A new piece of US research backs the idea that aspirin protects against certain types of breast cancer.
Mounting evidence suggests aspirin reduces breast cancer risk
It found women who used aspirin or similar painkillers at least once per week for six months reduced their risk of breast cancer by 20%.
However, the University of Columbia researchers say it is too soon to advise women to start taking aspirin against breast cancer, however.
Their findings appear in the Journal of the American Medical Association.
Previous studies have suggested aspirin may protect against a range of cancers, including breast, colon and bowel.
Dr Mary Beth Terry and colleagues looked at almost 1,500 women with breast cancer and a similar number of healthy women acting as controls.
They then examined what effect the frequency and duration of use of aspirin or other non-steroidal anti-inflammatory drugs (NSAIDs) had on the women's risk of breast cancer.
The researchers found a dose effect. Women who had taken aspirin at least once per week for six months or longer were 20% less likely to develop certain breast tumours.
But those who used seven or more tablets a week reduced their risk by 28%.
Women who had gone through the menopause showed the greatest benefits.
The reduced risk was only seen among those with a type of breast cancer that is thought to be linked to oestrogen, however.
This is the most common type of breast tumour.
Almost two-thirds of tumours from pre-menopausal women and three-quarters of tumours from post-menopausal women contain detectable oestrogen receptors, which means their growth is stimulated by the presence of oestrogen, according to Cancer Research UK.
The results for NSAIDs such as ibuprofen was slightly weaker.
Use of a painkiller which works in a different way to aspirin and NSAIDs did not appear to reduce the risk of breast cancer.
Dr Terry and colleagues said: "These data add to the growing evidence that supports the regular use of aspirin and other NSAIDs as effective chemopreventive agents for breast cancer."
Balancing risks and benefits
Aspirin and NSAIDs are associated with gastric side effects, in particular bleeding, among regular users.
Dr Terry's team said it was important to have more research to look at what dose of aspirin might be protective.
"The potential benefits need to be balanced against potential harmful effects of long-term aspirin use such as peptic ulcer disease and gastrointestinal bleeding," they said.

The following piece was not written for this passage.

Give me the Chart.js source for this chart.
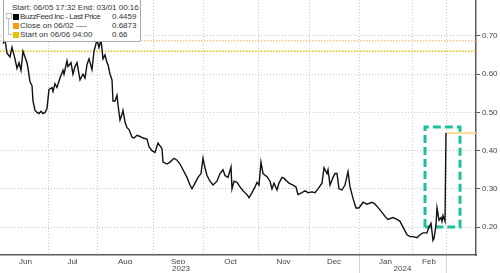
<!DOCTYPE html>
<html>
<head>
<meta charset="utf-8">
<script src="https://cdn.jsdelivr.net/npm/chart.js@4.4.0/dist/chart.umd.min.js"></script>
<style>
  html, body { margin: 0; padding: 0; background: #fff; }
  #wrap { position: relative; width: 500px; height: 273px; overflow: hidden; }
  #legend {
    position: absolute; left: 3px; top: -1px; width: 138px; height: 43px;
    box-sizing: border-box; border: 1px solid #a8a8a8; border-radius: 2px;
    background: #fff; font: 8px 'Liberation Sans', Arial, sans-serif; color: #333;
  }
  #legend .row { position: absolute; left: 8px; height: 9px; line-height: 9px; white-space: nowrap; }
  #legend .sw { position: absolute; left: 1px; top: 1.5px; width: 6px; height: 6px; }
  #legend .lab { position: absolute; left: 8px; }
  #legend .lab.tight { letter-spacing: -0.45px; }
  #legend .val { position: absolute; left: 100px; }
  #tree { position: absolute; left: 4px; top: 18px; width: 4px; height: 16px; border-left: 1px solid #c0c0c0; border-bottom: 1px solid #c0c0c0; }
  #treeBox { position: absolute; left: 2px; top: 13px; width: 4px; height: 4px; border: 1px solid #c0c0c0; }
</style>
</head>
<body>
<div id="wrap">
  <canvas id="chart" width="500" height="273"></canvas>
  <div id="legend"><div id="treeBox"></div><div id="tree"></div></div>
</div>
<script>
// months along the bottom and where each one begins (session index)
const monthNames = ["Jun", "Jul", "Aug", "Sep", "Oct", "Nov", "Dec", "Jan", "Feb"];
const monthStarts = [0, 45, 94, 150, 200, 255, 306, 356, 409, 443];
const yearNames = ["2023", "2024"];
const yearStarts = [0, 356, 443];
const yTicks = [0.20, 0.30, 0.40, 0.50, 0.60, 0.70];

// BuzzFeed last price
const sessions = [
  0, 2, 4, 7, 9, 12, 14, 16, 18, 20, 22, 24, 25, 27, 29, 30, 32, 34, 36, 38,
  40, 42, 44, 46, 49, 50, 52, 54, 57, 60, 61, 64, 65, 68, 70, 72, 74, 77, 80, 82,
  84, 86, 89, 91, 93, 94, 96, 98, 100, 102, 104, 105, 107, 109, 110, 112, 114, 115, 117, 119,
  120, 122, 124, 126, 129, 131, 134, 137, 140, 144, 146, 149, 152, 155, 159, 160, 164, 167, 171, 174,
  177, 180, 184, 187, 189, 192, 195, 198, 200, 202, 204, 207, 210, 214, 217, 220, 222, 225, 228, 229,
  231, 234, 237, 240, 244, 246, 249, 252, 254, 256, 258, 260, 264, 267, 269, 271, 274, 276, 279, 281,
  284, 286, 290, 293, 295, 299, 302, 305, 309, 312, 315, 319, 321, 324, 325, 327, 330, 332, 334, 336,
  339, 342, 345, 347, 350, 353, 356, 360, 364, 369, 372, 377, 382, 385, 390, 394, 397, 400, 404, 407,
  410, 414, 417, 420, 424, 426, 428, 430, 431, 433, 434, 436, 438, 439, 440, 442, 443
];
const prices = [
  0.68, 0.69, 0.655, 0.645, 0.67, 0.64, 0.615, 0.63, 0.61, 0.66, 0.645, 0.63, 0.615, 0.58, 0.57, 0.53, 0.505, 0.50, 0.497, 0.503,
  0.497, 0.50, 0.51, 0.56, 0.565, 0.555, 0.575, 0.565, 0.59, 0.61, 0.60, 0.635, 0.62, 0.63, 0.60, 0.62, 0.63, 0.585, 0.60, 0.59,
  0.625, 0.64, 0.612, 0.66, 0.68, 0.69, 0.67, 0.69, 0.64, 0.65, 0.63, 0.625, 0.60, 0.585, 0.53, 0.53, 0.545, 0.52, 0.48, 0.495,
  0.505, 0.475, 0.46, 0.455, 0.435, 0.433, 0.44, 0.437, 0.433, 0.43, 0.41, 0.40, 0.395, 0.42, 0.405, 0.37, 0.365, 0.37, 0.38, 0.375,
  0.365, 0.35, 0.33, 0.31, 0.30, 0.315, 0.33, 0.34, 0.38, 0.355, 0.335, 0.32, 0.31, 0.32, 0.34, 0.35, 0.335, 0.33, 0.357, 0.30,
  0.32, 0.317, 0.305, 0.295, 0.285, 0.277, 0.29, 0.305, 0.317, 0.31, 0.37, 0.34, 0.332, 0.32, 0.30, 0.315, 0.297, 0.315, 0.33, 0.328,
  0.32, 0.315, 0.31, 0.305, 0.285, 0.29, 0.295, 0.29, 0.292, 0.29, 0.30, 0.315, 0.355, 0.34, 0.35, 0.31, 0.33, 0.34, 0.34, 0.30,
  0.297, 0.31, 0.345, 0.305, 0.275, 0.25, 0.25, 0.265, 0.26, 0.265, 0.26, 0.245, 0.228, 0.22, 0.225, 0.22, 0.215, 0.20, 0.18, 0.175,
  0.175, 0.172, 0.18, 0.185, 0.185, 0.20, 0.21, 0.165, 0.17, 0.205, 0.25, 0.218, 0.225, 0.215, 0.23, 0.215, 0.4459
];
const lastPrice = 0.4459;
const closeLevel = 0.6873;
const startLevel = 0.66;

// highlight box around the last weeks
const boxSessions = [422, 457];
const boxPrices = [0.20, 0.462];

const xMin = -3, xMax = 473;

// legend text
const headerText = "Start: 06/05 17:32 End: 03/01 00:16";
const legendLabels = ["BuzzFeed Inc - Last Price", "Close on 06/02 ----", "Start on 06/06 04:00"];
const legendValues = [lastPrice.toFixed(4), closeLevel.toFixed(4), startLevel.toFixed(2)];
const legendColors = ["#000000", "#f39c12", "#e6c300"];

const legend = document.getElementById("legend");
let html = '<div class="row" style="top:3px">' + headerText + '</div>';
legendLabels.forEach((lab, i) => {
  html += '<div class="row" style="top:' + (12 + i * 9) + 'px">' +
    '<span class="sw" style="background:' + legendColors[i] + '"></span>' +
    '<span class="lab' + (i === 0 ? ' tight' : '') + '">' + lab + '</span><span class="val">' + legendValues[i] + '</span></div>';
});
legend.insertAdjacentHTML("beforeend", html);

Chart.defaults.font.family = "'Liberation Sans', Arial, sans-serif";
Chart.defaults.font.size = 8;
Chart.defaults.color = "#444";

const mids = (starts) => starts.slice(0, -1).map((s, i) => (s + starts[i + 1]) / 2);
const gridGray = "#c8c8c8";
const axisGray = "#5a5a5a";

const ctx = document.getElementById("chart").getContext("2d");
new Chart(ctx, {
  type: "line",
  data: {
    datasets: [
      {
        data: sessions.map((s, i) => ({ x: s, y: prices[i] })),
        borderColor: "#111",
        borderWidth: 1.4,
        pointRadius: 0
      },
      {
        data: [{ x: sessions[sessions.length - 1], y: lastPrice }, { x: xMax, y: lastPrice }],
        borderColor: "rgba(250, 215, 140, 0.9)",
        borderWidth: 2,
        pointRadius: 0
      },
      {
        data: [{ x: xMin, y: closeLevel }, { x: xMax, y: closeLevel }],
        borderColor: "#f8c98a",
        borderWidth: 1.5,
        borderDash: [1.5, 1.5],
        pointRadius: 0
      },
      {
        data: [{ x: xMin, y: startLevel }, { x: xMax, y: startLevel }],
        borderColor: "#e2c410",
        borderWidth: 1.5,
        borderDash: [1.5, 1.5],
        pointRadius: 0
      },
      {
        data: [
          { x: boxSessions[0], y: boxPrices[0] }, { x: boxSessions[0], y: boxPrices[1] },
          { x: boxSessions[1], y: boxPrices[1] }, { x: boxSessions[1], y: boxPrices[0] },
          { x: boxSessions[0], y: boxPrices[0] }
        ],
        borderColor: "#1dbf9f",
        borderWidth: 3,
        borderDash: [8, 4],
        pointRadius: 0
      }
    ]
  },
  options: {
    responsive: false,
    animation: false,
    layout: { padding: 0 },
    plugins: { legend: { display: false }, tooltip: { enabled: false } },
    scales: {
      x: {
        type: "linear", position: "bottom", min: xMin, max: xMax, weight: 0,
        afterBuildTicks: s => { s.ticks = monthStarts.slice(1).map(v => ({ value: v })); },
        ticks: { display: false },
        grid: {
          color: gridGray, drawTicks: true, tickLength: 18, tickBorderDash: [],
          tickColor: c => (c.tick && yearStarts.slice(1).includes(c.tick.value)) ? "#d4d4d4" : "rgba(0,0,0,0)"
        },
        border: { color: axisGray, width: 1.5, dash: [1, 2] },
        afterFit: s => { s.height = 0; s.paddingLeft = 0; s.paddingRight = 0; }
      },
      xMonth: {
        type: "linear", position: "bottom", min: xMin, max: xMax, weight: 1,
        afterBuildTicks: s => { s.ticks = mids(monthStarts).map(v => ({ value: v })); },
        ticks: { callback: (v, i) => monthNames[i], autoSkip: false, maxRotation: 0, padding: 2, color: "#444" },
        grid: { display: false, drawTicks: false },
        border: { display: false },
        afterFit: s => { s.height = 9; s.paddingLeft = 0; s.paddingRight = 0; }
      },
      xYear: {
        type: "linear", position: "bottom", min: xMin, max: xMax, weight: 2,
        afterBuildTicks: s => { s.ticks = mids(yearStarts).map(v => ({ value: v })); },
        ticks: { callback: (v, i) => yearNames[i], autoSkip: false, maxRotation: 0, padding: 0, color: "#444" },
        grid: { display: false, drawTicks: false },
        border: { display: false },
        afterFit: s => { s.height = 9; s.paddingLeft = 0; s.paddingRight = 0; }
      },
      y: {
        type: "linear", position: "right", min: 0.127, max: 0.794,
        afterBuildTicks: s => { s.ticks = yTicks.map(v => ({ value: v })); },
        ticks: { callback: v => v.toFixed(2), padding: 2, color: "#444" },
        grid: { color: gridGray, tickLength: 4, tickColor: axisGray, tickBorderDash: [] },
        border: { color: axisGray, width: 1.5, dash: [1, 2] },
        afterFit: s => { s.width = 24; s.paddingTop = 0; s.paddingBottom = 0; }
      }
    }
  }
});
</script>
</body>
</html>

"It is also important to study whether these findings are supported in more racially and ethnically diverse populations," they added.
Pamela Goldberg, chief executive of Breast Cancer Campaign said: "This is a very interesting study and opens up a whole range of further research, not only in the possible use of aspirin to reduce risk but also in conjunction with existing drugs to improve treatments."
But she added: "Aspirin is not without side effects and we don't know what the negative consequences of long-term use might be nor the dose.
"Many people are already taking low dose aspirin to reduce the risk of heart disease and it would be really interesting if this drug which we take so much for granted could also reduce the risk of breast cancer."
Samia al Qadhi, joint chief executive of Breast Cancer Care said: "We would like to stress caution to all women who are considering taking aspirin as a result of this study because aspirin can be associated with other health issues such as gastrointestinal problems.
She advised all women to consult their local GP to discuss the benefits and risks.
"We feel it is vital that more clinical research is undertaken to examine the effect of aspirin on breast cancer," she said.
Breakthrough Breast Cancer and Cancer Research UK also recommended further research.
Dr John Toy, medical director at Cancer Research UK, said: "The new study suggests that aspirin can prevent hormone positive tumours and not hormone negative tumours.
"This is the first report of this observation and, as ever in science, the findings need to be replicated before we can draw definitive conclusions."